Code that draws figures ->
———
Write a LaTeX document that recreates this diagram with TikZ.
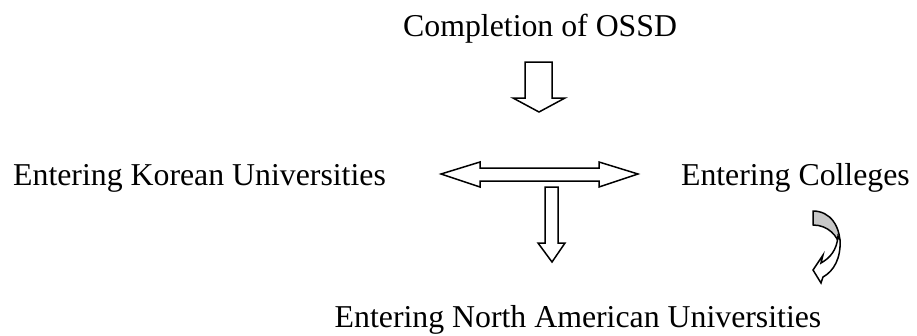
\documentclass[tikz,border=0pt]{standalone}
\usepackage{fontspec}
\setmainfont{Liberation Serif}
\begin{document}
\begin{tikzpicture}[x=1pt,y=-1pt,
  lbl/.style={inner sep=0pt, font=\fontsize{31.8}{38}\selectfont},
  arr/.style={draw=black, line width=1.5pt, fill=white, line join=miter},
  backband/.style={draw=black, line width=1.5pt, fill=black!22, line join=round},
  frontband/.style={draw=black, line width=1.5pt, fill=white, line join=miter}]
\useasboundingbox (0,0) rectangle (917,335);
% labels
\node[lbl, anchor=base west] (ossd) at (403,36.7) {Completion of OSSD};
\node[lbl, anchor=base west] (korean) at (13,185) {Entering Korean Universities};
\node[lbl, anchor=base east] (colleges) at (910,185) {Entering Colleges};
\node[lbl, anchor=base] (northam) at (578,327) {Entering North American Universities};
% top block arrow
\draw[arr] (525,62) -- (552,62) -- (552,98) -- (565,98) -- (539,112) -- (513,98) -- (525,98) -- cycle;
% double block arrow
\draw[arr] (441,174) -- (480,162) -- (480,168) -- (599,168) -- (599,162) -- (638,174)
  -- (599,187) -- (599,181) -- (480,181) -- (480,187) -- cycle;
% down block arrow
\draw[arr] (545,187) -- (558,187) -- (558,243) -- (565,243) -- (552,262) -- (538,243) -- (545,243) -- cycle;
% curved arrow
\draw[backband] (813,211) .. controls (830,211) and (841,226) .. (840,247)
  .. controls (838,236) and (828,225) .. (813,225) -- cycle;
\draw[frontband] (840,240) .. controls (841,258) and (834,271) .. (823,277)
  -- (821,283) -- (813,270) -- (823,255) -- (821,263)
  .. controls (830,258) and (837,250) .. (838,236) -- cycle;
\end{tikzpicture}
\end{document}
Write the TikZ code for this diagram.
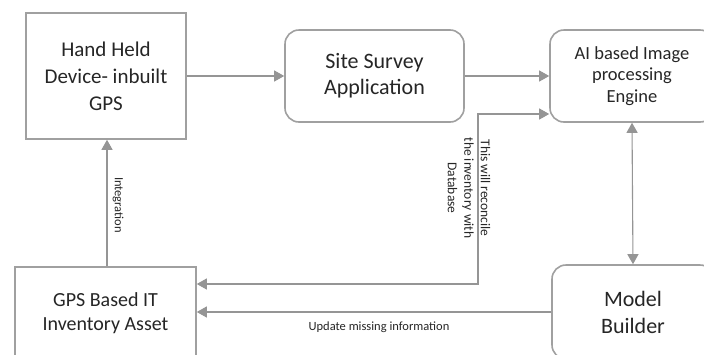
\documentclass[tikz,border=0pt]{standalone}
\usepackage{fontspec}
\setmainfont{Carlito}
\usetikzlibrary{arrows.meta}
\definecolor{boxline}{HTML}{A0A0A0}
\definecolor{conn}{HTML}{959595}
\definecolor{txt}{HTML}{262626}
\tikzset{
  sqbox/.style={draw=boxline, line width=1.6pt, align=center, inner sep=0pt, text=txt},
  rbox/.style={sqbox, rounded corners=14pt},
  conline/.style={draw=conn, line width=1.1pt, -{Triangle[length=10pt,width=11pt]}},
  biline/.style={draw=conn, line width=1.1pt, {Triangle[length=10pt,width=11pt]}-{Triangle[length=10pt,width=11pt]}},
  lbl/.style={text=txt, align=center, inner sep=0pt},
}
\begin{document}
\begin{tikzpicture}[x=1pt,y=-1pt]
\useasboundingbox (0,0) rectangle (704,354);
\fill[white] (0,0) rectangle (704,354);
\begin{scope}
\clip (0,0) rectangle (704,354);
\node[sqbox, minimum width=160pt, minimum height=126pt, font=\fontsize{21}{27}\selectfont] (hh) at (106,76)
  {Hand Held\\Device- inbuilt\\GPS};
\node[rbox, minimum width=179pt, minimum height=92pt, font=\fontsize{22}{26}\selectfont] (ss) at (374.5,76)
  {Site Survey\\Application};
\node[rbox, minimum width=164pt, minimum height=92pt, font=\fontsize{18.5}{21.5}\selectfont] (ai) at (632,76)
  {AI based Image\\processing\\Engine};
\node[sqbox, minimum width=181pt, minimum height=92pt, font=\fontsize{20}{24}\selectfont] (gps) at (105.5,313)
  {GPS Based IT\\Inventory Asset};
\node[rbox, minimum width=162pt, minimum height=94pt, font=\fontsize{22}{27}\selectfont] (mb) at (633,312)
  {Model\\Builder};

\coordinate (c1) at (478,284);
\coordinate (c2) at (478,114);
\coordinate (gx) at (107,0);

\draw[conline] (hh.east) -- (ss.west);
\draw[conline] (ss.east) -- (ai.west);
\draw[biline] (gps.east |- c1) -- (c1) -- (c2) -- (ai.west |- c2);
\draw[conline] (mb.west |- 0,312) -- (gps.east |- 0,312);
\draw[biline] (ai.south) -- (mb.north);
\draw[conline] (gps.north -| gx) -- (hh.south -| gx);

\node[lbl, rotate=-90, font=\fontsize{12.5}{15}\selectfont] (lint) at (118,205) {Integration};
\node[lbl, font=\fontsize{12.5}{15}\selectfont] (lupd) at (379,327) {Update missing information};
\node[lbl, rotate=-90, font=\fontsize{13.5}{16.5}\selectfont] (lrec) at (469,188)
  {This will reconcile\\the inventory with\\Database};
\end{scope}
\end{tikzpicture}
\end{document}
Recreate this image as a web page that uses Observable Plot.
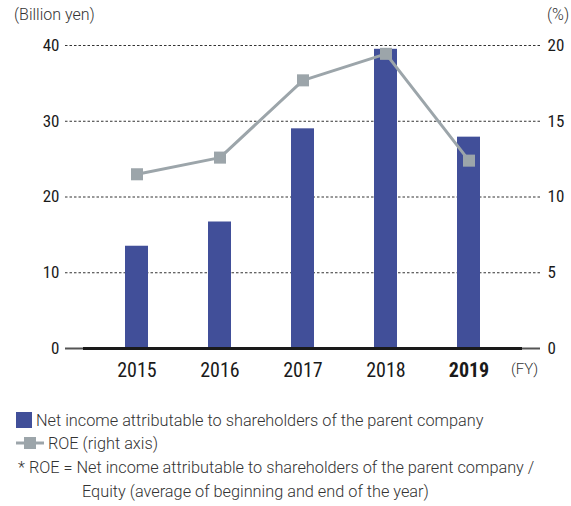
<!DOCTYPE html>
<html>
<head>
<meta charset="utf-8">
<script src="https://cdn.jsdelivr.net/npm/d3@7"></script>
<script src="https://cdn.jsdelivr.net/npm/@observablehq/plot@0.6"></script>
<style>
  body { margin: 0; background: #fff; }
  #wrap { position: relative; width: 571px; height: 506px; font-family: Roboto, "Liberation Sans", sans-serif; color: #333; }
  .ann { position: absolute; font-weight: 300; font-size: 16px; color: #333; white-space: nowrap; }
  .leg { position: absolute; font-weight: 300; font-size: 16.3px; color: #333; white-space: nowrap; }
  #chart { position: absolute; left: 0; top: 0; }
</style>
</head>
<body>
<div id="wrap">
  <div id="chart"></div>
  <div class="ann" style="left:14px; top:5px;">(Billion yen)</div>
  <div class="ann" style="left:547px; top:5px;">(%)</div>
  <div class="ann" style="left:511px; top:360px; font-size:15px;">(FY)</div>
  <div class="leg" style="left:16px; top:411px;"><span style="display:inline-block;width:16px;height:16px;background:#414f99;vertical-align:-2px;margin-right:4px;"></span>Net income attributable to shareholders of the parent company</div>
  <div class="leg" style="left:16px; top:434px;"><svg width="30" height="14" style="vertical-align:-1px;margin-right:2px;"><line x1="0" x2="28" y1="7" y2="7" stroke="#9ca5aa" stroke-width="3"/><rect x="8" y="1" width="12" height="12" fill="#9ca5aa"/></svg>ROE (right axis)</div>
  <div class="leg" style="left:18px; top:458px;">* ROE = Net income attributable to shareholders of the parent company /</div>
  <div class="leg" style="left:82px; top:482px;">Equity (average of beginning and end of the year)</div>
</div>
<script>
const years = ["2015", "2016", "2017", "2018", "2019"];
const netIncome = [13.5, 16.7, 29.0, 39.5, 27.9];
const roe = [11.5, 12.6, 17.7, 19.45, 12.4];
const leftTicks = [0, 10, 20, 30, 40];
const rightTickLabels = [0, 5, 10, 15, 20];

const data = years.map((y, i) => ({year: y, ni: netIncome[i], roe: roe[i]}));

const tickFont = "'Liberation Sans Narrow', 'Roboto Condensed', Roboto, sans-serif";

const plot = Plot.plot({
  width: 571,
  height: 395,
  marginTop: 45,
  marginBottom: 47,
  marginLeft: 83,
  marginRight: 49,
  style: {fontFamily: tickFont, fontSize: "17px", color: "#1a1a1a", overflow: "visible"},
  x: {domain: years, paddingInner: 0.724, paddingOuter: 0.497, axis: null, label: null},
  y: {domain: [0, 40], axis: null, label: null},
  marks: [
    Plot.ruleY(leftTicks.filter(d => d > 0), {stroke: "#333", strokeWidth: 1, strokeDasharray: "2.5,2", insetLeft: -18, insetRight: -18}),
    Plot.ruleY([0], {stroke: "#555", strokeWidth: 2, insetLeft: -18, insetRight: -18}),
    Plot.barY(data, {x: "year", y: "ni", fill: "#414f99"}),
    Plot.ruleY([0], {stroke: "#1a1a1a", strokeWidth: 3}),
    Plot.lineY(data, {x: "year", y: d => d.roe * 2, stroke: "#9ca5aa", strokeWidth: 3}),
    Plot.dot(data, {x: "year", y: d => d.roe * 2, symbol: "square", r: 6.8, fill: "#9ca5aa", stroke: "none"}),
    Plot.axisY({anchor: "left", ticks: leftTicks, label: null, tickSize: 0, tickPadding: 24, fontSize: 17}),
    Plot.axisY({anchor: "right", ticks: leftTicks, label: null, tickFormat: (d, i) => String(rightTickLabels[i]), tickSize: 0, tickPadding: 25, fontSize: 17}),
    Plot.axisX({ticks: years, label: null, tickSize: 0, tickPadding: 14, fontSize: 20})
  ]
});
document.getElementById("chart").appendChild(plot);
d3.select(plot).selectAll("text").filter(function() { return this.textContent === "2019"; }).attr("font-weight", "bold");
</script>
</body>
</html>
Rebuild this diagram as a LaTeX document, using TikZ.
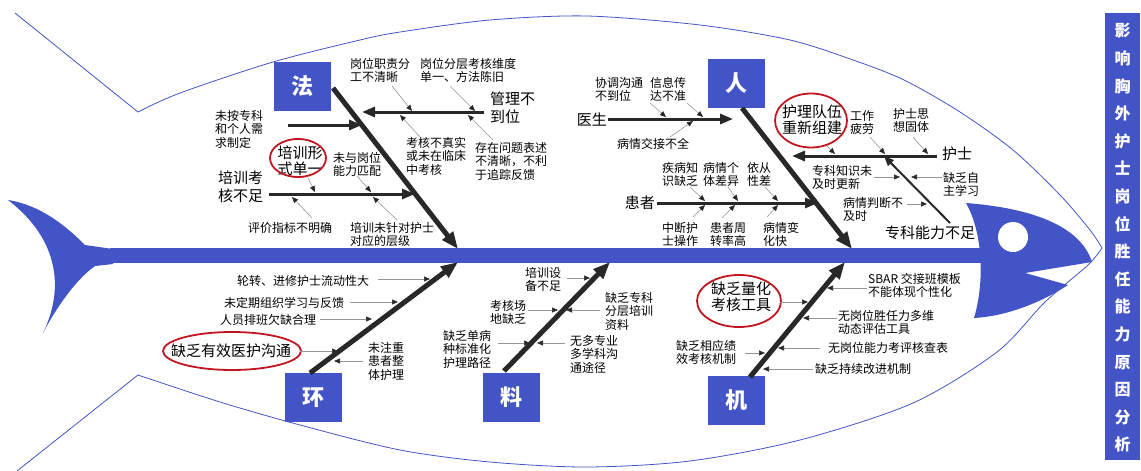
———
Problem statement ->
Give the number of lines in the material above that have the word "with" in them, and nothing more.

Output for this task ->
2